__WHAT YOU WILL DO__: Write out the material exactly, leaving every picture behind.

__AVAILABLE DATA__:

--

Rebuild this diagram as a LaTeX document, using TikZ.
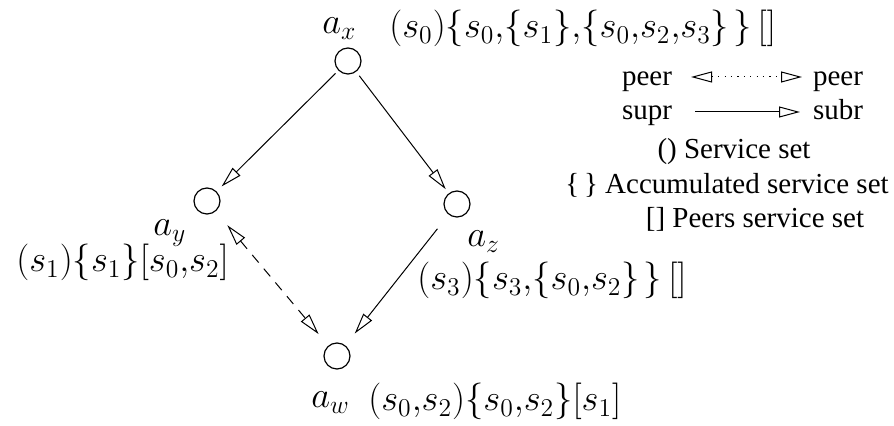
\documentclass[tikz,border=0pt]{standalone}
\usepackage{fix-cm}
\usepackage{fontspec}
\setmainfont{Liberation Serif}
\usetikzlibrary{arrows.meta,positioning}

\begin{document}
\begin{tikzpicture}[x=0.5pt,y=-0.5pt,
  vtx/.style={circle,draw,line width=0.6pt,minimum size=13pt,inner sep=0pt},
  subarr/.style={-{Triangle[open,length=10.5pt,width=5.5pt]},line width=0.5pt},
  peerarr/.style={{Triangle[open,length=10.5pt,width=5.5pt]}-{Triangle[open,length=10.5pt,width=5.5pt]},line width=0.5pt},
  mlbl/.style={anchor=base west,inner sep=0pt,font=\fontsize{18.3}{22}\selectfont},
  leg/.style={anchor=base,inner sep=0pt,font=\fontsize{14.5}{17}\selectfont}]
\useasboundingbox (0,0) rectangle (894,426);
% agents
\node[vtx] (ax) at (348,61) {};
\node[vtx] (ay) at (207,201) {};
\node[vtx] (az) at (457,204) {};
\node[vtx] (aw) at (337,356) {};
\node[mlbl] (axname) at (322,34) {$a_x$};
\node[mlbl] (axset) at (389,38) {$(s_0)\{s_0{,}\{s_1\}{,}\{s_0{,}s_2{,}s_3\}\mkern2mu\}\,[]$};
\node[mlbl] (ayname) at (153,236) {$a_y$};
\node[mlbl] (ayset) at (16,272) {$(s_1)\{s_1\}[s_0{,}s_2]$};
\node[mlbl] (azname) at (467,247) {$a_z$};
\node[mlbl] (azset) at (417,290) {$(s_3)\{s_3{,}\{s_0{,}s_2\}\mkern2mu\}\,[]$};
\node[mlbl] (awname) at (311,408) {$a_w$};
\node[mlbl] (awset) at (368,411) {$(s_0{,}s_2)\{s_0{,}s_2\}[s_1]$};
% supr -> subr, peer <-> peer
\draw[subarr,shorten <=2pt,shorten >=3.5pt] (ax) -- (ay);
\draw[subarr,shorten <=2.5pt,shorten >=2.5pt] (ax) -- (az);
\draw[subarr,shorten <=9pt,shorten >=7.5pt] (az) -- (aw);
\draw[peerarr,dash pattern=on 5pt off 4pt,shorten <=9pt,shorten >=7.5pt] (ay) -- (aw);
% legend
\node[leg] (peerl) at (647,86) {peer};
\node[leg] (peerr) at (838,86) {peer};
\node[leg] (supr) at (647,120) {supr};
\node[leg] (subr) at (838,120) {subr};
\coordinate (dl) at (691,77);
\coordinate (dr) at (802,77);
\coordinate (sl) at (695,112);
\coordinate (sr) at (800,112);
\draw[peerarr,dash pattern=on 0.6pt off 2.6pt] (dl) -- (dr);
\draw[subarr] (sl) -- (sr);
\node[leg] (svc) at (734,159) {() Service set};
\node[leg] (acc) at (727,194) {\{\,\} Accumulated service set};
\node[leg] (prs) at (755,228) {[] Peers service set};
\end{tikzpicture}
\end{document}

--

__REPLY__:
Rebuild this diagram as a LaTeX document, using TikZ.
\documentclass[tikz,border=0pt]{standalone}
\usepackage{fix-cm}
\usepackage{fontspec}
\setmainfont{Liberation Serif}
\usetikzlibrary{arrows.meta,positioning}

\begin{document}
\begin{tikzpicture}[x=0.5pt,y=-0.5pt,
  vtx/.style={circle,draw,line width=0.6pt,minimum size=13pt,inner sep=0pt},
  subarr/.style={-{Triangle[open,length=10.5pt,width=5.5pt]},line width=0.5pt},
  peerarr/.style={{Triangle[open,length=10.5pt,width=5.5pt]}-{Triangle[open,length=10.5pt,width=5.5pt]},line width=0.5pt},
  mlbl/.style={anchor=base west,inner sep=0pt,font=\fontsize{18.3}{22}\selectfont},
  leg/.style={anchor=base,inner sep=0pt,font=\fontsize{14.5}{17}\selectfont}]
\useasboundingbox (0,0) rectangle (894,426);
% agents
\node[vtx] (ax) at (348,61) {};
\node[vtx] (ay) at (207,201) {};
\node[vtx] (az) at (457,204) {};
\node[vtx] (aw) at (337,356) {};
\node[mlbl] (axname) at (322,34) {$a_x$};
\node[mlbl] (axset) at (389,38) {$(s_0)\{s_0{,}\{s_1\}{,}\{s_0{,}s_2{,}s_3\}\mkern2mu\}\,[]$};
\node[mlbl] (ayname) at (153,236) {$a_y$};
\node[mlbl] (ayset) at (16,272) {$(s_1)\{s_1\}[s_0{,}s_2]$};
\node[mlbl] (azname) at (467,247) {$a_z$};
\node[mlbl] (azset) at (417,290) {$(s_3)\{s_3{,}\{s_0{,}s_2\}\mkern2mu\}\,[]$};
\node[mlbl] (awname) at (311,408) {$a_w$};
\node[mlbl] (awset) at (368,411) {$(s_0{,}s_2)\{s_0{,}s_2\}[s_1]$};
% supr -> subr, peer <-> peer
\draw[subarr,shorten <=2pt,shorten >=3.5pt] (ax) -- (ay);
\draw[subarr,shorten <=2.5pt,shorten >=2.5pt] (ax) -- (az);
\draw[subarr,shorten <=9pt,shorten >=7.5pt] (az) -- (aw);
\draw[peerarr,dash pattern=on 5pt off 4pt,shorten <=9pt,shorten >=7.5pt] (ay) -- (aw);
% legend
\node[leg] (peerl) at (647,86) {peer};
\node[leg] (peerr) at (838,86) {peer};
\node[leg] (supr) at (647,120) {supr};
\node[leg] (subr) at (838,120) {subr};
\coordinate (dl) at (691,77);
\coordinate (dr) at (802,77);
\coordinate (sl) at (695,112);
\coordinate (sr) at (800,112);
\draw[peerarr,dash pattern=on 0.6pt off 2.6pt] (dl) -- (dr);
\draw[subarr] (sl) -- (sr);
\node[leg] (svc) at (734,159) {() Service set};
\node[leg] (acc) at (727,194) {\{\,\} Accumulated service set};
\node[leg] (prs) at (755,228) {[] Peers service set};
\end{tikzpicture}
\end{document}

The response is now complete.